Records from a data source
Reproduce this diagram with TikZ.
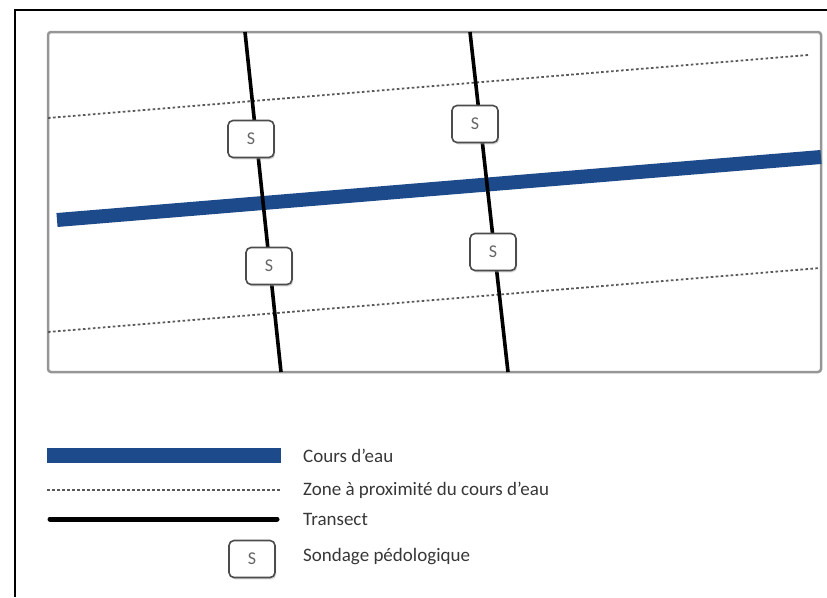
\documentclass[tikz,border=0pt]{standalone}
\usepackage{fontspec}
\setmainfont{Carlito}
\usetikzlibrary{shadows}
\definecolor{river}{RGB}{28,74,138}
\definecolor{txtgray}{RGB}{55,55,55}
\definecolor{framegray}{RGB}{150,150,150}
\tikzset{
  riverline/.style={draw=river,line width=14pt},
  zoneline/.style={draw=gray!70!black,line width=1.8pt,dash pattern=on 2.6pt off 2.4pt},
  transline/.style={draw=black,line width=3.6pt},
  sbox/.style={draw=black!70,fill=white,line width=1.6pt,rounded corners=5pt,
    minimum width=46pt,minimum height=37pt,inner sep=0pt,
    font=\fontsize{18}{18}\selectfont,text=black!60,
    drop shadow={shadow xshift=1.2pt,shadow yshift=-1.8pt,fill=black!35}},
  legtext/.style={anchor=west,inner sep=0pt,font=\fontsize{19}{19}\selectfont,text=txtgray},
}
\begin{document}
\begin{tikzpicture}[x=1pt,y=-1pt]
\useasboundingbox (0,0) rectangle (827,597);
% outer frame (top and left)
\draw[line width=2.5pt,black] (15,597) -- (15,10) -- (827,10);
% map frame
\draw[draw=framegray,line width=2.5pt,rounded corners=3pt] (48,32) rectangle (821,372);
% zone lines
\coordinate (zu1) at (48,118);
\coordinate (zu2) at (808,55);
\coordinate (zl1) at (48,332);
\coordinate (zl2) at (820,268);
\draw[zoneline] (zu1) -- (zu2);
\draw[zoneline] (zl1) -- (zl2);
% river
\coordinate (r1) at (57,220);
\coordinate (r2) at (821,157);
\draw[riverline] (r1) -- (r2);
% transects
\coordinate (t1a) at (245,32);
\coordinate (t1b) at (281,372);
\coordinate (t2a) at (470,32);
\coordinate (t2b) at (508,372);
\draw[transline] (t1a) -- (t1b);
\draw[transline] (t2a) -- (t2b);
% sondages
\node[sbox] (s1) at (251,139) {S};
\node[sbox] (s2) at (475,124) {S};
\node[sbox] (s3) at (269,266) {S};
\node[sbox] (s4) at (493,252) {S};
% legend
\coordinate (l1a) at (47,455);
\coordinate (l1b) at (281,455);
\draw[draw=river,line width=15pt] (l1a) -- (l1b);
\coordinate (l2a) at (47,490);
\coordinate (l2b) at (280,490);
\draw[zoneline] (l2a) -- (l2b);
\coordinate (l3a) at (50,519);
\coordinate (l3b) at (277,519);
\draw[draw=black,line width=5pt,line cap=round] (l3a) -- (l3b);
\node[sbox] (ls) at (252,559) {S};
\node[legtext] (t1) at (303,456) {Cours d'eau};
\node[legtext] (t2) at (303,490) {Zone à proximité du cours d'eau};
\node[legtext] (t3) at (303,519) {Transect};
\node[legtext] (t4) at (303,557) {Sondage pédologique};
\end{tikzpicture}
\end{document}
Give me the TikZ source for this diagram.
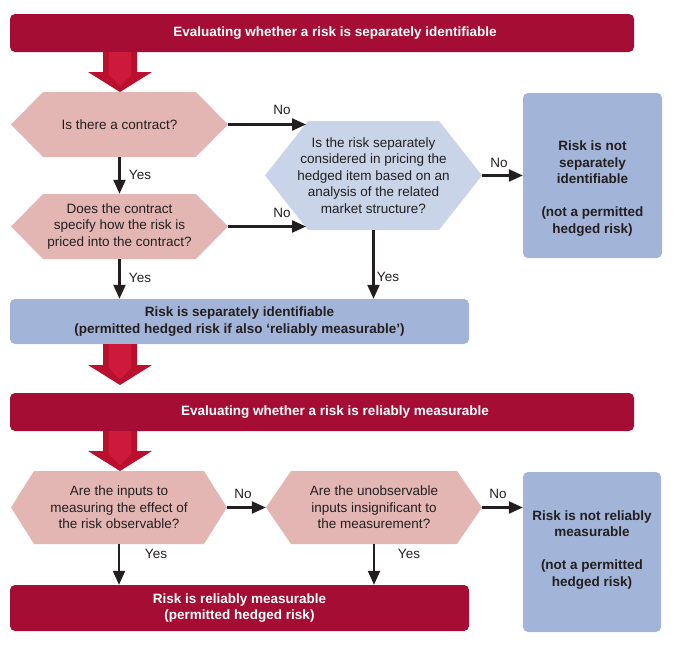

### REQUIREMENTS
Reproduce all the entries that precede this task, word for word, minus any pictures.

### WRITTEN RESPONSE
Reproduce this diagram with TikZ.
\documentclass[tikz,border=0pt]{standalone}
\usepackage{fontspec}
\setmainfont{Carlito}
\usetikzlibrary{shadows}
\definecolor{river}{RGB}{28,74,138}
\definecolor{txtgray}{RGB}{55,55,55}
\definecolor{framegray}{RGB}{150,150,150}
\tikzset{
  riverline/.style={draw=river,line width=14pt},
  zoneline/.style={draw=gray!70!black,line width=1.8pt,dash pattern=on 2.6pt off 2.4pt},
  transline/.style={draw=black,line width=3.6pt},
  sbox/.style={draw=black!70,fill=white,line width=1.6pt,rounded corners=5pt,
    minimum width=46pt,minimum height=37pt,inner sep=0pt,
    font=\fontsize{18}{18}\selectfont,text=black!60,
    drop shadow={shadow xshift=1.2pt,shadow yshift=-1.8pt,fill=black!35}},
  legtext/.style={anchor=west,inner sep=0pt,font=\fontsize{19}{19}\selectfont,text=txtgray},
}
\begin{document}
\begin{tikzpicture}[x=1pt,y=-1pt]
\useasboundingbox (0,0) rectangle (827,597);
% outer frame (top and left)
\draw[line width=2.5pt,black] (15,597) -- (15,10) -- (827,10);
% map frame
\draw[draw=framegray,line width=2.5pt,rounded corners=3pt] (48,32) rectangle (821,372);
% zone lines
\coordinate (zu1) at (48,118);
\coordinate (zu2) at (808,55);
\coordinate (zl1) at (48,332);
\coordinate (zl2) at (820,268);
\draw[zoneline] (zu1) -- (zu2);
\draw[zoneline] (zl1) -- (zl2);
% river
\coordinate (r1) at (57,220);
\coordinate (r2) at (821,157);
\draw[riverline] (r1) -- (r2);
% transects
\coordinate (t1a) at (245,32);
\coordinate (t1b) at (281,372);
\coordinate (t2a) at (470,32);
\coordinate (t2b) at (508,372);
\draw[transline] (t1a) -- (t1b);
\draw[transline] (t2a) -- (t2b);
% sondages
\node[sbox] (s1) at (251,139) {S};
\node[sbox] (s2) at (475,124) {S};
\node[sbox] (s3) at (269,266) {S};
\node[sbox] (s4) at (493,252) {S};
% legend
\coordinate (l1a) at (47,455);
\coordinate (l1b) at (281,455);
\draw[draw=river,line width=15pt] (l1a) -- (l1b);
\coordinate (l2a) at (47,490);
\coordinate (l2b) at (280,490);
\draw[zoneline] (l2a) -- (l2b);
\coordinate (l3a) at (50,519);
\coordinate (l3b) at (277,519);
\draw[draw=black,line width=5pt,line cap=round] (l3a) -- (l3b);
\node[sbox] (ls) at (252,559) {S};
\node[legtext] (t1) at (303,456) {Cours d'eau};
\node[legtext] (t2) at (303,490) {Zone à proximité du cours d'eau};
\node[legtext] (t3) at (303,519) {Transect};
\node[legtext] (t4) at (303,557) {Sondage pédologique};
\end{tikzpicture}
\end{document}
Give me the TikZ source for this diagram.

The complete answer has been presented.